## TASK BRIEF
Retype everything from the line that contains "Output the Python" down to the line that contains "ax.plot(delta, ys, **tri)", inclusive, without altering or adding anything.
start INPUT MATERIAL
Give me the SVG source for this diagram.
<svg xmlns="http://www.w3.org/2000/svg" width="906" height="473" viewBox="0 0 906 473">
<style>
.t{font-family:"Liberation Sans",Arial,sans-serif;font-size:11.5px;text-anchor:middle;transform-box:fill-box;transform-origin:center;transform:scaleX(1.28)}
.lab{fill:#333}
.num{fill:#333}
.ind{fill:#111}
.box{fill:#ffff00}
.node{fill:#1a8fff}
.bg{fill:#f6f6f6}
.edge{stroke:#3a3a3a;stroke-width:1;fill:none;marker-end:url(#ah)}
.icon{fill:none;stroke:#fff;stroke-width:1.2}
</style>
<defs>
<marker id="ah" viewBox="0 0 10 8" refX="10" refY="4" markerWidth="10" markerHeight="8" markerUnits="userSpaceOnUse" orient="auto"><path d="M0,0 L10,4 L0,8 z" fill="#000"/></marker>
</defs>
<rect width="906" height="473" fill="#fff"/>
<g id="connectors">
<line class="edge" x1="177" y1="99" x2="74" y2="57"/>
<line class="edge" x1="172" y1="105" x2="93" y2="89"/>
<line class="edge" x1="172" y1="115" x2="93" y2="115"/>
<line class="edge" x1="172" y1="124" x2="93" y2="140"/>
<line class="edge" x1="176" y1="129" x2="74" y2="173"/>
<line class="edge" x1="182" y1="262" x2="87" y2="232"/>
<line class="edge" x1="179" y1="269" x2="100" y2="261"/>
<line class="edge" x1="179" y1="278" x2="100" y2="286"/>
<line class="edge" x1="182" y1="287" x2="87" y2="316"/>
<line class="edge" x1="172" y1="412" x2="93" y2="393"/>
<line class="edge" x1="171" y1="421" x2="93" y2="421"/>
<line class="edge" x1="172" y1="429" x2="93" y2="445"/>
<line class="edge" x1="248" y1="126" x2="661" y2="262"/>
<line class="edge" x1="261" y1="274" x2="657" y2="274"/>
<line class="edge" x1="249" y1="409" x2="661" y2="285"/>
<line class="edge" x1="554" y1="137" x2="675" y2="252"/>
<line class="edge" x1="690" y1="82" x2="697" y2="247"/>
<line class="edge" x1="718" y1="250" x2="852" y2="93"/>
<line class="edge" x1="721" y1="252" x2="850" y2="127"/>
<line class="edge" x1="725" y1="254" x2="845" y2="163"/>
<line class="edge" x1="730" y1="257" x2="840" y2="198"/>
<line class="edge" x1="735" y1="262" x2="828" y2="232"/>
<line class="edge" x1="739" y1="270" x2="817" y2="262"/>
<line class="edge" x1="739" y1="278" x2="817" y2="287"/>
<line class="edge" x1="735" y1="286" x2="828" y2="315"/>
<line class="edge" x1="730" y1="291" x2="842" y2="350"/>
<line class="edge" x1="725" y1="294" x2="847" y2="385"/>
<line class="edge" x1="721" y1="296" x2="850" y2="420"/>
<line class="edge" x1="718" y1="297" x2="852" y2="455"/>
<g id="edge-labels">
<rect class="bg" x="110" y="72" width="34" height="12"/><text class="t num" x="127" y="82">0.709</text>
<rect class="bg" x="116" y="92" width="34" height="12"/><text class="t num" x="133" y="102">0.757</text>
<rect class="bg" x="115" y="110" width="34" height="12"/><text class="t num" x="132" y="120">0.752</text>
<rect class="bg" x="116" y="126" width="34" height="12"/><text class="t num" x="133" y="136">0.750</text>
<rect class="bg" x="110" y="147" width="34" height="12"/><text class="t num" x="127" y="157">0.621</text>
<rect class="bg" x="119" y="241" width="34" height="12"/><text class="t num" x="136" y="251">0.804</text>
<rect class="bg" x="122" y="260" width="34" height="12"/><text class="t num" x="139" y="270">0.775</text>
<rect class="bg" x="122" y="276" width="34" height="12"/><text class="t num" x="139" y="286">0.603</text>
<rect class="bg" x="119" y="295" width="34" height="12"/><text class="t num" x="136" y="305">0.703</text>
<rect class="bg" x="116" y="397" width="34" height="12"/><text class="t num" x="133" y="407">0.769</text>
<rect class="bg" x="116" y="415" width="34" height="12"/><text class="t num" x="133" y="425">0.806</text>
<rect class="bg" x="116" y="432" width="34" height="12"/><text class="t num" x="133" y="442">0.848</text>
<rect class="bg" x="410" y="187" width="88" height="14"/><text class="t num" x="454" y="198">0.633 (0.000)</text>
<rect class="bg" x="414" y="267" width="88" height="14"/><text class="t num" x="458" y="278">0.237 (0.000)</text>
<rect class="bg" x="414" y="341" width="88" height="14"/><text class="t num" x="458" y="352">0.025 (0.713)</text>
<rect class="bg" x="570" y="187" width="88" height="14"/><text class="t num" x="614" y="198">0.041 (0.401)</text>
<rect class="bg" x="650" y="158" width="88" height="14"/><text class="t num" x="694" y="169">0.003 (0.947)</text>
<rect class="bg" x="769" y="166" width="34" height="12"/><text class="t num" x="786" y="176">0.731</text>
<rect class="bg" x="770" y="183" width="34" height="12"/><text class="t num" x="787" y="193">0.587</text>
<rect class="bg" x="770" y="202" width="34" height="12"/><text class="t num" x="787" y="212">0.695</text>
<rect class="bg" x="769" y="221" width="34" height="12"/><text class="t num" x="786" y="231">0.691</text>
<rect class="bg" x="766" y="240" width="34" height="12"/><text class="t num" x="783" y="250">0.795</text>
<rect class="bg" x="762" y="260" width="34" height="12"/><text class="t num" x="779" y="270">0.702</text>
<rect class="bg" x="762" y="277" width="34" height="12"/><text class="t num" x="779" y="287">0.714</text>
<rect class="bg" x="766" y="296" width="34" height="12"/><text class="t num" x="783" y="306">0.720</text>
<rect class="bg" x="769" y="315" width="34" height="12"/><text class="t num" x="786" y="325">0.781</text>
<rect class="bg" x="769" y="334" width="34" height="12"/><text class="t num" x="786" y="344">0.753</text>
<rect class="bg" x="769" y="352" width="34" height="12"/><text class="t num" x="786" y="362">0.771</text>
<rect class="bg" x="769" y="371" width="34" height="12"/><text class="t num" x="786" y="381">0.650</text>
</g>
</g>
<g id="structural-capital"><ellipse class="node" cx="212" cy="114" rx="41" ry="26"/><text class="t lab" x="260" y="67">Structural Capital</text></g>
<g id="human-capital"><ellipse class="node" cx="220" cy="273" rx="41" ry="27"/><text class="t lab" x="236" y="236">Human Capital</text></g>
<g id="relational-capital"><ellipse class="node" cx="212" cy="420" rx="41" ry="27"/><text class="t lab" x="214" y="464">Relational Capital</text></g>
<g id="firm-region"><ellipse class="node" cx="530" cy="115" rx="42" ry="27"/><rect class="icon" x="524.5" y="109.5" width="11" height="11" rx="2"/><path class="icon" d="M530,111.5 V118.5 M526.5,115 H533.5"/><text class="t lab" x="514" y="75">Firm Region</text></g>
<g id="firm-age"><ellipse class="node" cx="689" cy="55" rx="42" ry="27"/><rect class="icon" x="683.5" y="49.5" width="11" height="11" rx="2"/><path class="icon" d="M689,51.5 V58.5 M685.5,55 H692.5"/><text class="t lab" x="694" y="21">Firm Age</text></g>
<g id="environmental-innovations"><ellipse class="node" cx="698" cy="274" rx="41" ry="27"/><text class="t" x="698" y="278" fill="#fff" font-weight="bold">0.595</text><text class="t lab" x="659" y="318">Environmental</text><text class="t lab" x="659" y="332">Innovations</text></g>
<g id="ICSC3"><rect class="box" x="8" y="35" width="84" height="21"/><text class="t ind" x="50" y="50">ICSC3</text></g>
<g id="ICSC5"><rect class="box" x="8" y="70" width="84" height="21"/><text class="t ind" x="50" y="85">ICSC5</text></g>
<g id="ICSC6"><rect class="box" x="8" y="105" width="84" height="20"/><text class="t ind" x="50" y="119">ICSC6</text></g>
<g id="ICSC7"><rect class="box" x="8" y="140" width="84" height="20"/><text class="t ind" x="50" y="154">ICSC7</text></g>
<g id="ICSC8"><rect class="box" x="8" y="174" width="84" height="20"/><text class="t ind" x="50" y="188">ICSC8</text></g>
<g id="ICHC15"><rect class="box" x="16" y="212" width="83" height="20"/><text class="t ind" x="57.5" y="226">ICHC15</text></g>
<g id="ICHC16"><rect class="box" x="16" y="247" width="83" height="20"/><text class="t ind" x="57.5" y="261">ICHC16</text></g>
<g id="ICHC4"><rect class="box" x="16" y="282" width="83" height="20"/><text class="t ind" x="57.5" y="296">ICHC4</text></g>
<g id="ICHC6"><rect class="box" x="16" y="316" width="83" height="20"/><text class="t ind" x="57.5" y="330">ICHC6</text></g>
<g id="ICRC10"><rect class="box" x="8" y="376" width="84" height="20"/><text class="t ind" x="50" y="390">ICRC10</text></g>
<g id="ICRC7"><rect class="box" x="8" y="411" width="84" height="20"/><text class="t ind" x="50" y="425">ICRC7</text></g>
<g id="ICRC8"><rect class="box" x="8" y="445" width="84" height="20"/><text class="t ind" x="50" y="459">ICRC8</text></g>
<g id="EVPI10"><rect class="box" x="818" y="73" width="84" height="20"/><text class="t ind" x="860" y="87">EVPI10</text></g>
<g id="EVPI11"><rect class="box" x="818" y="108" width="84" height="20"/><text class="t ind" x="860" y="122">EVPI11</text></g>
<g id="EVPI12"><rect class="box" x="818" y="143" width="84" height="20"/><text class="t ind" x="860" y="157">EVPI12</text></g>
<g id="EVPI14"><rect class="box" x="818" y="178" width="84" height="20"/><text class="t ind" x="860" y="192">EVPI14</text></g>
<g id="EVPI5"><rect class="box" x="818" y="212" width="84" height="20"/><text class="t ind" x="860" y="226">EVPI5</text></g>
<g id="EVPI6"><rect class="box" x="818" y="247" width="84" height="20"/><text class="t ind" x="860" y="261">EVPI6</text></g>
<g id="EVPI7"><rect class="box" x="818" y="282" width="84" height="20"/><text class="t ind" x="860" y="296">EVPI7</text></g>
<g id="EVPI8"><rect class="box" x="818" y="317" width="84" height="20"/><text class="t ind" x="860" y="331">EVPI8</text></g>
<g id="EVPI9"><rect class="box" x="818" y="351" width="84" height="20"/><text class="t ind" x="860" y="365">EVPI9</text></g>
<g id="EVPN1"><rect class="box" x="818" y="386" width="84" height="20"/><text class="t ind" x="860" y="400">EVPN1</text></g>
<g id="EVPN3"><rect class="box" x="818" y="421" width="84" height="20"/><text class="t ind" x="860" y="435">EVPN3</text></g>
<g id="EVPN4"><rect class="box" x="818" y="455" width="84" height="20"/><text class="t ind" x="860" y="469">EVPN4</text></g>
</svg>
end INPUT MATERIAL
start INPUT MATERIAL
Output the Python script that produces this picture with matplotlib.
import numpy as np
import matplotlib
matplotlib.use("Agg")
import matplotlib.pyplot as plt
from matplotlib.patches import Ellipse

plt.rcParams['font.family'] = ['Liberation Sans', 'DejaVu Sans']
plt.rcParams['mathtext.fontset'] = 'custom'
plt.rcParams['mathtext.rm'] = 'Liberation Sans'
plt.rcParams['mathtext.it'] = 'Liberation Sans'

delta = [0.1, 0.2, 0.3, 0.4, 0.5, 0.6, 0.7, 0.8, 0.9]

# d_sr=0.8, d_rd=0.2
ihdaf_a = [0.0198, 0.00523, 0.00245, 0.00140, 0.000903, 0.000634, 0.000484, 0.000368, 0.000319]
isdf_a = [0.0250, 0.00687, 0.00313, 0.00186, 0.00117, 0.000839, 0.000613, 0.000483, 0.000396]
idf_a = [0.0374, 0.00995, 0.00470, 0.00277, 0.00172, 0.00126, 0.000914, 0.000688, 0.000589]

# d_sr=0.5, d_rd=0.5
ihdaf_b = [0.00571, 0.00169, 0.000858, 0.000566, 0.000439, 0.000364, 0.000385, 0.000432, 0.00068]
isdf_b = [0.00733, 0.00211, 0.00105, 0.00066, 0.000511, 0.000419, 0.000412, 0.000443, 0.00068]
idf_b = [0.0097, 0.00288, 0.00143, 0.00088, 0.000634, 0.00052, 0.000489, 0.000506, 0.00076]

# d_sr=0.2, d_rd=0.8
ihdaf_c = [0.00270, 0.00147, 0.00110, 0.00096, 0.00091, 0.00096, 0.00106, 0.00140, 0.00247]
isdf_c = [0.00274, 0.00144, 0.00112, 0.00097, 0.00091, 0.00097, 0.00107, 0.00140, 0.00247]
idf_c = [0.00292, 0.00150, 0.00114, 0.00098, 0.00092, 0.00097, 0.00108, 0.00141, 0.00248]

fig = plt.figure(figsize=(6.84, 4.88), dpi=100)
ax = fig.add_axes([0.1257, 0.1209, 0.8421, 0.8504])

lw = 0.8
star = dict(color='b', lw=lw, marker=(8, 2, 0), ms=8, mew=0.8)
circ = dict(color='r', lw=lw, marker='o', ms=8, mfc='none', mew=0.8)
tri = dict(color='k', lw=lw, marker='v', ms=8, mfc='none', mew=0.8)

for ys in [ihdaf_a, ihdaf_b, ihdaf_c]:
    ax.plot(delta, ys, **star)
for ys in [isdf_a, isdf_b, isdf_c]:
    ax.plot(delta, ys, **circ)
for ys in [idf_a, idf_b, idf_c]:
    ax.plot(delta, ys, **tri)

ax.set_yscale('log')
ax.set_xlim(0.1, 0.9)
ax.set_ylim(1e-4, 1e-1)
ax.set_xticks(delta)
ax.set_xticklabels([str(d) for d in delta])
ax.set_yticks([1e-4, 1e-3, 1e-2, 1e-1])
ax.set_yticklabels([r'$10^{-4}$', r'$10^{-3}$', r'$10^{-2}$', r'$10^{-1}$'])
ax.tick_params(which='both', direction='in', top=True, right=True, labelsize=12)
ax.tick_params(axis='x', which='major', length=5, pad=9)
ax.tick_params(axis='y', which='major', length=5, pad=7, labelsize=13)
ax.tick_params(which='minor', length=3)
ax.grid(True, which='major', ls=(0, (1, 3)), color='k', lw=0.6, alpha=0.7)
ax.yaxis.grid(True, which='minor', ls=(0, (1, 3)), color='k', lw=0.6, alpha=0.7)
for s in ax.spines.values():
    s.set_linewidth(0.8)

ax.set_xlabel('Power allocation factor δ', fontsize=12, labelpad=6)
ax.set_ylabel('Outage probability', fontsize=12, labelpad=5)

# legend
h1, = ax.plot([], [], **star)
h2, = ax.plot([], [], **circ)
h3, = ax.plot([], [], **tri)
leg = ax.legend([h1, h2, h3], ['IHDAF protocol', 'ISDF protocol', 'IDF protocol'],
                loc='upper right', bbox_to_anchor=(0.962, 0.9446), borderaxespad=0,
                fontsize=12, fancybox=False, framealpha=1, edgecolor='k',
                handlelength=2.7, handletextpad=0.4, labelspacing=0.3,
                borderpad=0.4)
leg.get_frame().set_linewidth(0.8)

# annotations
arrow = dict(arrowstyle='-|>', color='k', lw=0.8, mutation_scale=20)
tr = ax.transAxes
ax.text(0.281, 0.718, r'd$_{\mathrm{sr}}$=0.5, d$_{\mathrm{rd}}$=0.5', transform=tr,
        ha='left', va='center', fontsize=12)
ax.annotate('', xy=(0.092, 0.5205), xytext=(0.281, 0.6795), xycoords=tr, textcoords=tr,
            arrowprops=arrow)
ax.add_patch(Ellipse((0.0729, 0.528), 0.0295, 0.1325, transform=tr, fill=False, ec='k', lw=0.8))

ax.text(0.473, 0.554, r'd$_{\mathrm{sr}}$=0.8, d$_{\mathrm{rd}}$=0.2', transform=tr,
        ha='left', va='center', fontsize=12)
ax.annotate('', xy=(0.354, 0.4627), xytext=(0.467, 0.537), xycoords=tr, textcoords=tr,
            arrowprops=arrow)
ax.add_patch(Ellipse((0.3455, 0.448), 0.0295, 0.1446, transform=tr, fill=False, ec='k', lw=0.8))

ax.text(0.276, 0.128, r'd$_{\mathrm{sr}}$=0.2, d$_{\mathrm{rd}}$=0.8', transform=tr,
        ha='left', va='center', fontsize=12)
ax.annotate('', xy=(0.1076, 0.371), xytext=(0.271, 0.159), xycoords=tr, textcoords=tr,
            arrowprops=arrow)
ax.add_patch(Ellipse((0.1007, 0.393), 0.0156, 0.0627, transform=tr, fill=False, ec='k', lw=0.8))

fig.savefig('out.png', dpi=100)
end INPUT MATERIAL
## WRITTEN SOLUTION
Output the Python script that produces this picture with matplotlib.
import numpy as np
import matplotlib
matplotlib.use("Agg")
import matplotlib.pyplot as plt
from matplotlib.patches import Ellipse

plt.rcParams['font.family'] = ['Liberation Sans', 'DejaVu Sans']
plt.rcParams['mathtext.fontset'] = 'custom'
plt.rcParams['mathtext.rm'] = 'Liberation Sans'
plt.rcParams['mathtext.it'] = 'Liberation Sans'

delta = [0.1, 0.2, 0.3, 0.4, 0.5, 0.6, 0.7, 0.8, 0.9]

# d_sr=0.8, d_rd=0.2
ihdaf_a = [0.0198, 0.00523, 0.00245, 0.00140, 0.000903, 0.000634, 0.000484, 0.000368, 0.000319]
isdf_a = [0.0250, 0.00687, 0.00313, 0.00186, 0.00117, 0.000839, 0.000613, 0.000483, 0.000396]
idf_a = [0.0374, 0.00995, 0.00470, 0.00277, 0.00172, 0.00126, 0.000914, 0.000688, 0.000589]

# d_sr=0.5, d_rd=0.5
ihdaf_b = [0.00571, 0.00169, 0.000858, 0.000566, 0.000439, 0.000364, 0.000385, 0.000432, 0.00068]
isdf_b = [0.00733, 0.00211, 0.00105, 0.00066, 0.000511, 0.000419, 0.000412, 0.000443, 0.00068]
idf_b = [0.0097, 0.00288, 0.00143, 0.00088, 0.000634, 0.00052, 0.000489, 0.000506, 0.00076]

# d_sr=0.2, d_rd=0.8
ihdaf_c = [0.00270, 0.00147, 0.00110, 0.00096, 0.00091, 0.00096, 0.00106, 0.00140, 0.00247]
isdf_c = [0.00274, 0.00144, 0.00112, 0.00097, 0.00091, 0.00097, 0.00107, 0.00140, 0.00247]
idf_c = [0.00292, 0.00150, 0.00114, 0.00098, 0.00092, 0.00097, 0.00108, 0.00141, 0.00248]

fig = plt.figure(figsize=(6.84, 4.88), dpi=100)
ax = fig.add_axes([0.1257, 0.1209, 0.8421, 0.8504])

lw = 0.8
star = dict(color='b', lw=lw, marker=(8, 2, 0), ms=8, mew=0.8)
circ = dict(color='r', lw=lw, marker='o', ms=8, mfc='none', mew=0.8)
tri = dict(color='k', lw=lw, marker='v', ms=8, mfc='none', mew=0.8)

for ys in [ihdaf_a, ihdaf_b, ihdaf_c]:
    ax.plot(delta, ys, **star)
for ys in [isdf_a, isdf_b, isdf_c]:
    ax.plot(delta, ys, **circ)
for ys in [idf_a, idf_b, idf_c]:
    ax.plot(delta, ys, **tri)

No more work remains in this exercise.